Records with drawing code
— Begin —

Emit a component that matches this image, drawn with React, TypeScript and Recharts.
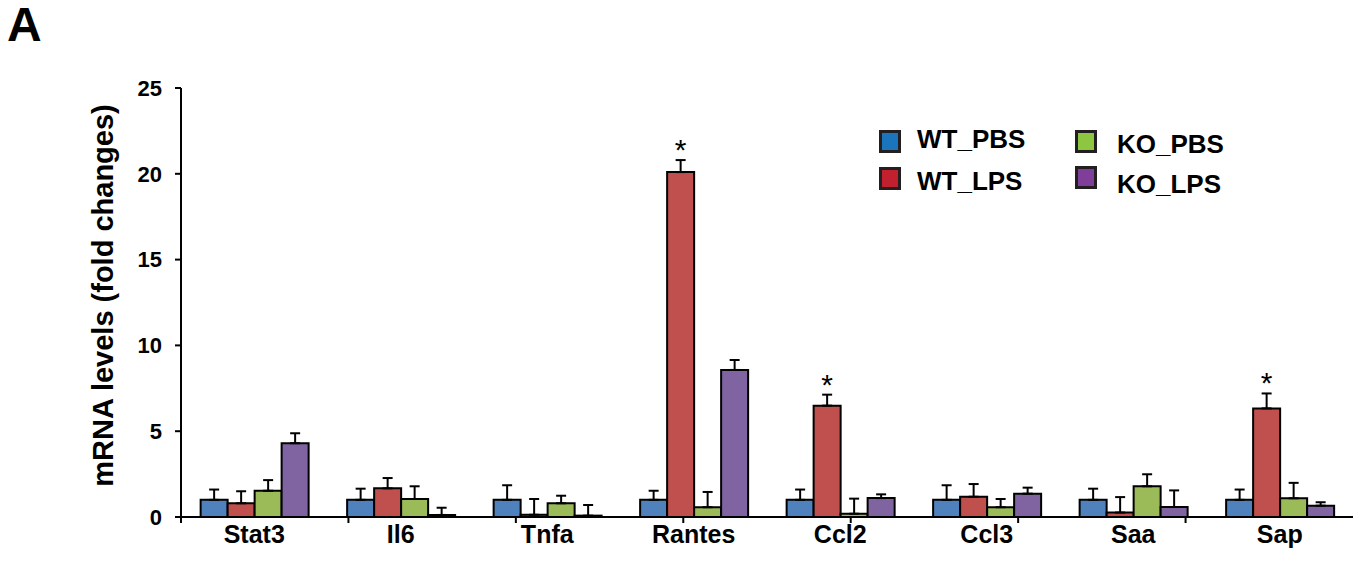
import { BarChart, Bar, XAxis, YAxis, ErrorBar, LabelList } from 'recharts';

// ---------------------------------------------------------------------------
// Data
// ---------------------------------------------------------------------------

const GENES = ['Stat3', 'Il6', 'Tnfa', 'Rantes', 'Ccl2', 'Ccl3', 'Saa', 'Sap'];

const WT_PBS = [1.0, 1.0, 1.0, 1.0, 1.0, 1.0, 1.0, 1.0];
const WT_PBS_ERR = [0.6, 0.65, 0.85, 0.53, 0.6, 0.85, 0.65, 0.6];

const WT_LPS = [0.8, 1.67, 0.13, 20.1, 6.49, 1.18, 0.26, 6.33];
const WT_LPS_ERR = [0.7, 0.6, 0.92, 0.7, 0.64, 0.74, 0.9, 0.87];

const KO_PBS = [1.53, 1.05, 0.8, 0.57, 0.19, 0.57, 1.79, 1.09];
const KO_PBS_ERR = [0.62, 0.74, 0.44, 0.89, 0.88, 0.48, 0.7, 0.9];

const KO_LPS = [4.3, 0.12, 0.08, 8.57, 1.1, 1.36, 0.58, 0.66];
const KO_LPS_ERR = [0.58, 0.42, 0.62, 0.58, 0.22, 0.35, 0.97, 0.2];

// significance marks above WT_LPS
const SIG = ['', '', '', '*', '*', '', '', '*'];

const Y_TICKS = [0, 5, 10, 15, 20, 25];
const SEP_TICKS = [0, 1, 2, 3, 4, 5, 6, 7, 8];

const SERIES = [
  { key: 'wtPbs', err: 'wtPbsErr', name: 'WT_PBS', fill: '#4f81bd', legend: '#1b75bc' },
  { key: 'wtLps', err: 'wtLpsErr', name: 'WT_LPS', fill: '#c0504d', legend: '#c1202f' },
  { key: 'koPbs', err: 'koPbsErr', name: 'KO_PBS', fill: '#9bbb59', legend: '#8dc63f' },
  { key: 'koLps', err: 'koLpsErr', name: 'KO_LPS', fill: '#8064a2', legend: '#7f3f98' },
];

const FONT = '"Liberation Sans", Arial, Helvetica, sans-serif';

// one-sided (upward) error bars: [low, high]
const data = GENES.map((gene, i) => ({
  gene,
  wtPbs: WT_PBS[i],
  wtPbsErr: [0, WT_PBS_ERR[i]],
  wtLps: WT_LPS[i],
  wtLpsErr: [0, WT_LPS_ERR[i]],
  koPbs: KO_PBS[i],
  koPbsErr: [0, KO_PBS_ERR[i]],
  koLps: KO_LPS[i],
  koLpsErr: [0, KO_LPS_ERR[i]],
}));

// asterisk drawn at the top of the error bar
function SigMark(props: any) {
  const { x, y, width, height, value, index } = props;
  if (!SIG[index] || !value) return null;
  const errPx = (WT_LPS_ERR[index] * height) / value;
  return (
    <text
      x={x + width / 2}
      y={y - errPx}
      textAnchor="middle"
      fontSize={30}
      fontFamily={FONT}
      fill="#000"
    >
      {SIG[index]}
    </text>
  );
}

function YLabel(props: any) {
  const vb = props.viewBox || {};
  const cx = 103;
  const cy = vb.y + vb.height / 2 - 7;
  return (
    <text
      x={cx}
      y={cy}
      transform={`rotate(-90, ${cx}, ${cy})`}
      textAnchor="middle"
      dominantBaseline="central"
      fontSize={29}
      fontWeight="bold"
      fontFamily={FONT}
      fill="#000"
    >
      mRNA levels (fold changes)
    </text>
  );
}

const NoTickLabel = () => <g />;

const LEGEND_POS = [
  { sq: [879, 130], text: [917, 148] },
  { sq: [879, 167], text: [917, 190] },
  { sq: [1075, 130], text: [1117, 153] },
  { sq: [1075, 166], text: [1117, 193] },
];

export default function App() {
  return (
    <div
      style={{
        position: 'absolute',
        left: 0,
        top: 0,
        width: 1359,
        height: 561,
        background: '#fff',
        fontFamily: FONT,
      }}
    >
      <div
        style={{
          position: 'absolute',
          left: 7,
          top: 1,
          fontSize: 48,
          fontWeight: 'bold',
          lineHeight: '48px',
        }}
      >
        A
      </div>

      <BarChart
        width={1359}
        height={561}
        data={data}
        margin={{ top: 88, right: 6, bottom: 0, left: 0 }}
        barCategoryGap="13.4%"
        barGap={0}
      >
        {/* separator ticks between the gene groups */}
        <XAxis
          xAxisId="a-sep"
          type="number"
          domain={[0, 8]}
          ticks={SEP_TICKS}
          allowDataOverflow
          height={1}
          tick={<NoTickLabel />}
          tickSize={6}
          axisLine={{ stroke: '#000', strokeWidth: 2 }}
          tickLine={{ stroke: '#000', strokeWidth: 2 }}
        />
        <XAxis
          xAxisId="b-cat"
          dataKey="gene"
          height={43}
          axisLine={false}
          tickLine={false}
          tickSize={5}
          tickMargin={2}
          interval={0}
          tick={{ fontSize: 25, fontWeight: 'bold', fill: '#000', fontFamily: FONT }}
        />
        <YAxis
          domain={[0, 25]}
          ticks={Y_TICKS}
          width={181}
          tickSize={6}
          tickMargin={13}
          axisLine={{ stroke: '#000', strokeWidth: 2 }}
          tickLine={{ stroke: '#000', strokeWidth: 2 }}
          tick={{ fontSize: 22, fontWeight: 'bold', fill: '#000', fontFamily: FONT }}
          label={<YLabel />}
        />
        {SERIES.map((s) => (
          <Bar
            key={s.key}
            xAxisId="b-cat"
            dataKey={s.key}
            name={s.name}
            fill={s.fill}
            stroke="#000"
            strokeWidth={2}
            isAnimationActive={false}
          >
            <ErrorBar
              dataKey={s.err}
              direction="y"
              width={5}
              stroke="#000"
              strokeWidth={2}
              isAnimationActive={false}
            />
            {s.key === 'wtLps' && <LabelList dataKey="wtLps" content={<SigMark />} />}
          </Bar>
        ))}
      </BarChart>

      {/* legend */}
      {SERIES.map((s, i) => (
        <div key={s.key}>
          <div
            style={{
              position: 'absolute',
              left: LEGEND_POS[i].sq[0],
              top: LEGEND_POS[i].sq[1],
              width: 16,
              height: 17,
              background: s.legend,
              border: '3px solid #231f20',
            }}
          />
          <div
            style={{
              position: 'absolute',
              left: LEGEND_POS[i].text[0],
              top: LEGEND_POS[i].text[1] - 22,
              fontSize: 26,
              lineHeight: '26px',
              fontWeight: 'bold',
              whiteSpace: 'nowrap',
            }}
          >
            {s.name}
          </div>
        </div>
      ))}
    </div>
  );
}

— End —
— Begin —

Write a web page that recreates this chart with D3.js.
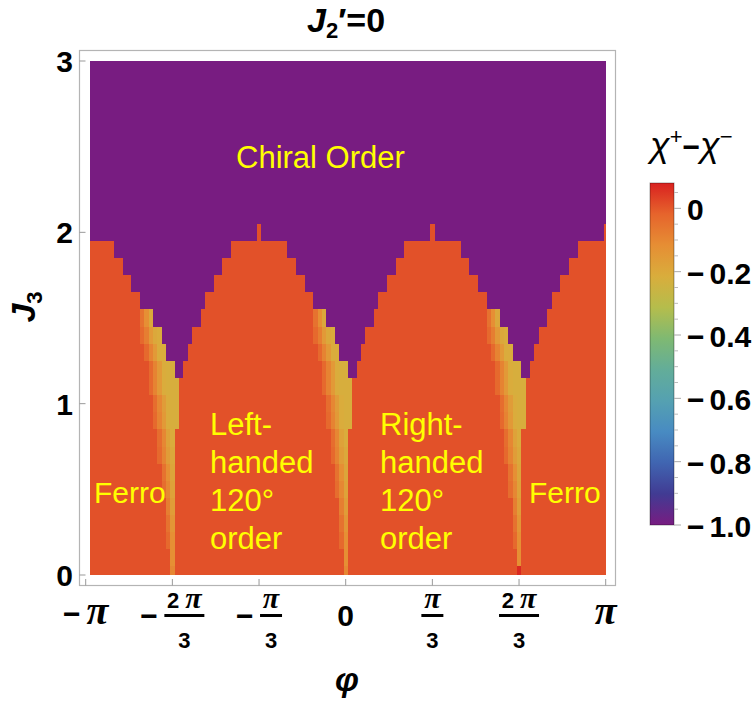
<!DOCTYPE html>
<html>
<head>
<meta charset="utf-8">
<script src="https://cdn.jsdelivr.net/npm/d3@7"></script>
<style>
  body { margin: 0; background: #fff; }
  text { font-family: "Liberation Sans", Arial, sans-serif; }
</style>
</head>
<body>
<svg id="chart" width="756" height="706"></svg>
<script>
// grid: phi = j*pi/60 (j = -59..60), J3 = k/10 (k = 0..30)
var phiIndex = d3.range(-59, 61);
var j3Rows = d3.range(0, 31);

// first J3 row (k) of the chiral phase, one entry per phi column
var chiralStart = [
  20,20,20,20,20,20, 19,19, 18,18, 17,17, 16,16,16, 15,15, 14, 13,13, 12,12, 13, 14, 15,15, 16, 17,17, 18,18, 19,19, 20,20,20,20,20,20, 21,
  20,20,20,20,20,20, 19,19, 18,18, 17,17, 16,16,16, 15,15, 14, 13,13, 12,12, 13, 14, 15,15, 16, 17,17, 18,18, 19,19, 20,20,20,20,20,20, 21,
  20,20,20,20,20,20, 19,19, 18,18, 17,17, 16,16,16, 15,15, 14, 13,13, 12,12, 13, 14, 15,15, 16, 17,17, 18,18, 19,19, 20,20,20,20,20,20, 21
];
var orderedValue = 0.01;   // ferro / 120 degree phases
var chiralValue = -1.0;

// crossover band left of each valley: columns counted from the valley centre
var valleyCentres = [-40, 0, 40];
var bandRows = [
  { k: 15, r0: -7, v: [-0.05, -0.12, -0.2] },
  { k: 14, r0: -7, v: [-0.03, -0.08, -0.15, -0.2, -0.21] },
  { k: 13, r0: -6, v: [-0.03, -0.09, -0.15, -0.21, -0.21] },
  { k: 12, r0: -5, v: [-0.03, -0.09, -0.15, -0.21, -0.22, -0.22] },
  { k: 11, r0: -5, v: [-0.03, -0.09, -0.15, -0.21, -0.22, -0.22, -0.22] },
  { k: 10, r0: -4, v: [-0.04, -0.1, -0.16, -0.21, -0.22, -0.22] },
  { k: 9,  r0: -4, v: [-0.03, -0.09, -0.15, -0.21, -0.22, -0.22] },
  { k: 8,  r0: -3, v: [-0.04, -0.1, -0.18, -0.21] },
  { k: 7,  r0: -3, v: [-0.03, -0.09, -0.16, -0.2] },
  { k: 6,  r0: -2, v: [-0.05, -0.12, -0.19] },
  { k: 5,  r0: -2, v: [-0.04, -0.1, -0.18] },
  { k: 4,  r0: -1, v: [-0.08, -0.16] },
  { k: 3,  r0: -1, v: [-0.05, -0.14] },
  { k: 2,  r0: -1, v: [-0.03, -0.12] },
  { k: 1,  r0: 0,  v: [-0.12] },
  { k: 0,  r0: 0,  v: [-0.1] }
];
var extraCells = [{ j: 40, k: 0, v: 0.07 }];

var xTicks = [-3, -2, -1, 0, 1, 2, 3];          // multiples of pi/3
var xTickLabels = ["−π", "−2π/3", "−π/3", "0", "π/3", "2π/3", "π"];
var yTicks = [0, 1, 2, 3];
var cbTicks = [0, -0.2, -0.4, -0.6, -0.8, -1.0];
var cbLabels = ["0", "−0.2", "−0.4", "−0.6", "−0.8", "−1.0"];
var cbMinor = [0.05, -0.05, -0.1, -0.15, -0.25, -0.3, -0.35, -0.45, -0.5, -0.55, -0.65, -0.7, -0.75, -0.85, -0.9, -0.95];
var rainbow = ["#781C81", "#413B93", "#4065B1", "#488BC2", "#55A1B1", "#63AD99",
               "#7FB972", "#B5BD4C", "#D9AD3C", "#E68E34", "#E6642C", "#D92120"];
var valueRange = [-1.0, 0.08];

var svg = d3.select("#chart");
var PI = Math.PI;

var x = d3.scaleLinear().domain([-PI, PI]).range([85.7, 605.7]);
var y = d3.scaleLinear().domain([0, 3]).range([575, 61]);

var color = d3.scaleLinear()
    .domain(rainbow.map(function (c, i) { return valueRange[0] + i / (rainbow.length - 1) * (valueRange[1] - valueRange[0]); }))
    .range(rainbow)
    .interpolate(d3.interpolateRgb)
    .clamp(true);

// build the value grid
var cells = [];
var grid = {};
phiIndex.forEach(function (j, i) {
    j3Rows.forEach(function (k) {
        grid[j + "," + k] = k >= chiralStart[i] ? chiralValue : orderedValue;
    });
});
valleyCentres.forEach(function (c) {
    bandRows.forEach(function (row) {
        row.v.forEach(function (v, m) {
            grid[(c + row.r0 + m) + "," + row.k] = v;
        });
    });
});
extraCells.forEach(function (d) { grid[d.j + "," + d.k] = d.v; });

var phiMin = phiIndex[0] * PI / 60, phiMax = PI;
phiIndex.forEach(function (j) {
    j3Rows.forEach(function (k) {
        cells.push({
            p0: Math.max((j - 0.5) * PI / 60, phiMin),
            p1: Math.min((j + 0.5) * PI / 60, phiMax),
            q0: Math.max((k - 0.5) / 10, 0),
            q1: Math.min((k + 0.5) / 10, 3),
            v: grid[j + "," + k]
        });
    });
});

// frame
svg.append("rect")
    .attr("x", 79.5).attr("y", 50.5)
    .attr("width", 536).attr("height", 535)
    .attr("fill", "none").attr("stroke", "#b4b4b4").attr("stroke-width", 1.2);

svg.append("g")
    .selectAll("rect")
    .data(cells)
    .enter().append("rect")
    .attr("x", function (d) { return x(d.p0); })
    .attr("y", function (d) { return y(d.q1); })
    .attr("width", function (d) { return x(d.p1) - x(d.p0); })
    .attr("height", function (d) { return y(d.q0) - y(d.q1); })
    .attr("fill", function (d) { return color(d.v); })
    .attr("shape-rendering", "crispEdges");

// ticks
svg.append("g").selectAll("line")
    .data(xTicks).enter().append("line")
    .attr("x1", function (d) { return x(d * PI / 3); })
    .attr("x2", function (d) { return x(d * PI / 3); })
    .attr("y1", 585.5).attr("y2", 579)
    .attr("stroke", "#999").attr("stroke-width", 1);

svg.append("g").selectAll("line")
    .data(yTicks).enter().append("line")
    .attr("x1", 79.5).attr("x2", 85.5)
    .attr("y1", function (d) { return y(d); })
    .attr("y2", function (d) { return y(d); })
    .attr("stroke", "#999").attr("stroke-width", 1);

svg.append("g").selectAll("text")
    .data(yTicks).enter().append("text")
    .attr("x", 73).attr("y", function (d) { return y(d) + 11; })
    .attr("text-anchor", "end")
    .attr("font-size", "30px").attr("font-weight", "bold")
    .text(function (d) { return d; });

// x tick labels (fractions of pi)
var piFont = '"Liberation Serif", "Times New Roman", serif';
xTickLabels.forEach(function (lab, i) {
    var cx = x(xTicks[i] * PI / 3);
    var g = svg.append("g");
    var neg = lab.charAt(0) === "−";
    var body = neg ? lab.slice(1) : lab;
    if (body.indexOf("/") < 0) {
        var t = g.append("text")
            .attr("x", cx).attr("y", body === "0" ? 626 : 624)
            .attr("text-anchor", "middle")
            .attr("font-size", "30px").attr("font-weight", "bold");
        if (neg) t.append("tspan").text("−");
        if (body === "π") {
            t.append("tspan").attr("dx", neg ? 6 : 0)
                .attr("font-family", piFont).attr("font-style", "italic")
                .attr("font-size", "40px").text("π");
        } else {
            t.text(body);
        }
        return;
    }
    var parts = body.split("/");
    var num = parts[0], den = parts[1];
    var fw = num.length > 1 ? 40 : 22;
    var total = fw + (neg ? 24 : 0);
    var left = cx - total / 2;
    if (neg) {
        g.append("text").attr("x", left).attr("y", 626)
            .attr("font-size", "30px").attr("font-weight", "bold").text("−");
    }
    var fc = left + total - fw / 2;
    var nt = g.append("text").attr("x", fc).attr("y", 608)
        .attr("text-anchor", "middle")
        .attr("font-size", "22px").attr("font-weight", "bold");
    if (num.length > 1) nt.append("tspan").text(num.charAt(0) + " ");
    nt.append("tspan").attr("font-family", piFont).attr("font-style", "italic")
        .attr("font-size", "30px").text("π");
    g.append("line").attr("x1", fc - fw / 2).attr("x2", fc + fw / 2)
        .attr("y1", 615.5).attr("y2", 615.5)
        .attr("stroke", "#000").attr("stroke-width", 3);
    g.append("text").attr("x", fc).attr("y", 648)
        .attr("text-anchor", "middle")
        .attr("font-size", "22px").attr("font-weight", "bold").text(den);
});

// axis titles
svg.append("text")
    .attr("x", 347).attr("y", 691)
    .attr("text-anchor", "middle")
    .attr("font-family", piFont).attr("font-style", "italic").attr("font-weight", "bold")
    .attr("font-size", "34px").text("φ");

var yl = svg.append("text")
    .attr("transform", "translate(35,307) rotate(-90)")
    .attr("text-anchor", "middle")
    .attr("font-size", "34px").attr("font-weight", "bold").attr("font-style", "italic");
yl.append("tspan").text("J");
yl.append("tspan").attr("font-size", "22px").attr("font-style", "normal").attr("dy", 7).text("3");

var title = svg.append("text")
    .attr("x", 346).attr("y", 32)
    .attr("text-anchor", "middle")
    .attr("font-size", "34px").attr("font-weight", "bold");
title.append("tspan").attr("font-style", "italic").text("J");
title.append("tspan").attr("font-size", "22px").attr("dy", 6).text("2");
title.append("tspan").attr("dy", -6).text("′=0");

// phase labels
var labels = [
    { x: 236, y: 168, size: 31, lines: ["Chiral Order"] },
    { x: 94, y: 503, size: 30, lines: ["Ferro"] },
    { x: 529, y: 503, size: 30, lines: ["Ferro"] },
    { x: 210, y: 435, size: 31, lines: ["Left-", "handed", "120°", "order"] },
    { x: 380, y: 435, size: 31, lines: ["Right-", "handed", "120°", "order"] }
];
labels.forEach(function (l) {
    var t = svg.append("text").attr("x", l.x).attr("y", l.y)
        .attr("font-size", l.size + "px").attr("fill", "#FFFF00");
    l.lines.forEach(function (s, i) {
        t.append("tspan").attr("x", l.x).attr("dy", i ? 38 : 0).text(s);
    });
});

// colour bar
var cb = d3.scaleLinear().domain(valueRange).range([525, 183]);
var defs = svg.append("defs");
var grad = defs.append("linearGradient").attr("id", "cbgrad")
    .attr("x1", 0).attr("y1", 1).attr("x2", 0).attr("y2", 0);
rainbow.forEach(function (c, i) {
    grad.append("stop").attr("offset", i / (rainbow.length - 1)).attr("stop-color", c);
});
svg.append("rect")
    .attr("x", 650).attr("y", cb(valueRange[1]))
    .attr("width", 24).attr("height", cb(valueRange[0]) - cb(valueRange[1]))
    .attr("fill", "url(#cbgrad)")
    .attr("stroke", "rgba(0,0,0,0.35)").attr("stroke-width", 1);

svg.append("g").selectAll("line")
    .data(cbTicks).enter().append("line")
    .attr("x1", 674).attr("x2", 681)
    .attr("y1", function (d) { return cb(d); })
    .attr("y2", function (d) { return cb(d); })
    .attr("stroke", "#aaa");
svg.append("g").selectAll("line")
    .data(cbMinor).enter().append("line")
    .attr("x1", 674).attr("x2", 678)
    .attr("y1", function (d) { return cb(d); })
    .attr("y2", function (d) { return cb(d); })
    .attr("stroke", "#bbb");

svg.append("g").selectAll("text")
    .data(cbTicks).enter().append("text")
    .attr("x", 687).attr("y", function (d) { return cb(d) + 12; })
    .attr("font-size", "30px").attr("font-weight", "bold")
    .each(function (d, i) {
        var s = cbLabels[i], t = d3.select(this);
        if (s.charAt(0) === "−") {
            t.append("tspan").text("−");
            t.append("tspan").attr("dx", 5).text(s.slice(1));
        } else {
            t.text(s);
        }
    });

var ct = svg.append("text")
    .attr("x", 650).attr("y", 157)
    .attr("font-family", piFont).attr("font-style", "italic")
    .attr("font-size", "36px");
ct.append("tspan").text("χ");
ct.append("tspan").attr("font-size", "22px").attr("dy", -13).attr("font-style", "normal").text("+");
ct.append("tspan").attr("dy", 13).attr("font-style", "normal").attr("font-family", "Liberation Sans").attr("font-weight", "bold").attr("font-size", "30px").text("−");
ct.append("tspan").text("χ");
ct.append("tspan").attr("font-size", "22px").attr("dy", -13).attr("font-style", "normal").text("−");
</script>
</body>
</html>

— End —
— Begin —

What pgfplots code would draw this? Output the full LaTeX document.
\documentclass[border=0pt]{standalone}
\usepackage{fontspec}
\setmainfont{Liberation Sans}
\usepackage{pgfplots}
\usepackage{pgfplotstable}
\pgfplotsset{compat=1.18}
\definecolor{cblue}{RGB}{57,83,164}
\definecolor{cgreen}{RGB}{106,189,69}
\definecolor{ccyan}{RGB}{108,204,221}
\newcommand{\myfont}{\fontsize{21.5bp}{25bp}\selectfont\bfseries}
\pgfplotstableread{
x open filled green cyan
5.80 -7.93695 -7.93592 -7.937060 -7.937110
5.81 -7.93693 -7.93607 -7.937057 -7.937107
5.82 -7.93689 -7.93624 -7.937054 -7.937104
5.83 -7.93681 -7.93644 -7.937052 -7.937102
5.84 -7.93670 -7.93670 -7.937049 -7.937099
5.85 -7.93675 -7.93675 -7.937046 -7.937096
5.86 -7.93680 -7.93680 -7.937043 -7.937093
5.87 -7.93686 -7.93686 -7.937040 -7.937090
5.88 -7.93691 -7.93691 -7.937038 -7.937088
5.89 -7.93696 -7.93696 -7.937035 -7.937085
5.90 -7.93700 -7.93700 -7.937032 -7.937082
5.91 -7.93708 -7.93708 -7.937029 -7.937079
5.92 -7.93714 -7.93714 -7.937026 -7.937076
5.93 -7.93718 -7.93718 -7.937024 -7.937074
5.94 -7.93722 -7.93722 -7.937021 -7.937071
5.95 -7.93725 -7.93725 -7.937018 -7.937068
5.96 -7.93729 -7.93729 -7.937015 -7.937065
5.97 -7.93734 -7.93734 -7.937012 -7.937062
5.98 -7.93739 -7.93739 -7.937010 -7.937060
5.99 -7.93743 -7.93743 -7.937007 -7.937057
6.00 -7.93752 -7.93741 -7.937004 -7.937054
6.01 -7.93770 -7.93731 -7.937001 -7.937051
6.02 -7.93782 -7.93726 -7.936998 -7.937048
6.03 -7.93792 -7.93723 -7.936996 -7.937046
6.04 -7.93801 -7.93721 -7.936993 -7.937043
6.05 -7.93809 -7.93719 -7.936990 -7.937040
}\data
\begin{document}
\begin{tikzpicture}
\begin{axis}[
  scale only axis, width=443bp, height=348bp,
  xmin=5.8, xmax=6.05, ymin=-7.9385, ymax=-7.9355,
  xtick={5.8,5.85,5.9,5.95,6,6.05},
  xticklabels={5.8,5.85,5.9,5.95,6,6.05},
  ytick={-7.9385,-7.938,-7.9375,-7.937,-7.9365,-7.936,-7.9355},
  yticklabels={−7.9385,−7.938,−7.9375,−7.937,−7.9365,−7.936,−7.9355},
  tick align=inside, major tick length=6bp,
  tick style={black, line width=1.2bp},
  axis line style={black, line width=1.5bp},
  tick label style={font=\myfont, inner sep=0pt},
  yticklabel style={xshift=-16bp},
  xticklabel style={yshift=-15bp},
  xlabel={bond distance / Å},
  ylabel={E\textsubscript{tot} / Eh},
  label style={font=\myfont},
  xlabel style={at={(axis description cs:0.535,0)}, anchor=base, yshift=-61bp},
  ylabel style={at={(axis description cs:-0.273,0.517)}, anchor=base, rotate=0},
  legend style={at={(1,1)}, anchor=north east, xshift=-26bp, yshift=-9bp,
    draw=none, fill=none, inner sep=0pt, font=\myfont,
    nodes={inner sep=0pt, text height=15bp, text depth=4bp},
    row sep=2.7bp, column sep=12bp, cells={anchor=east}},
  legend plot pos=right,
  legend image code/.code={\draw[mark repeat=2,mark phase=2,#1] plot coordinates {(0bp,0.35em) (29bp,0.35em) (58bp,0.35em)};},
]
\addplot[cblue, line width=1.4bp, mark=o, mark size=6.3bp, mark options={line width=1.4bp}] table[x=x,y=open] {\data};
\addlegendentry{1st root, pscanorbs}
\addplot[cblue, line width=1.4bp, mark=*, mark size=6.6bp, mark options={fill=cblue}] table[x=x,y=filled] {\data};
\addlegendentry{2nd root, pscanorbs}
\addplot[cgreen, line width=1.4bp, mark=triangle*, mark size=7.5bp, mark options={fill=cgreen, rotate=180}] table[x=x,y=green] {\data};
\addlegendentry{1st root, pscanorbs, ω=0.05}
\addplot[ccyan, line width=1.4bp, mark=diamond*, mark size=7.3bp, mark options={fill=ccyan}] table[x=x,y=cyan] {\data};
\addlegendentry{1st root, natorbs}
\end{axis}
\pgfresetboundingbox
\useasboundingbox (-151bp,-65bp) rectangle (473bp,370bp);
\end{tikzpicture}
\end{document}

— End —

» **Short exercise**:
Go through the listing above and return every line where the word "this" occurs.

» **Correct result**:
Emit a component that matches this image, drawn with React, TypeScript and Recharts.
Write a web page that recreates this chart with D3.js.
        var s = cbLabels[i], t = d3.select(this);
What pgfplots code would draw this? Output the full LaTeX document.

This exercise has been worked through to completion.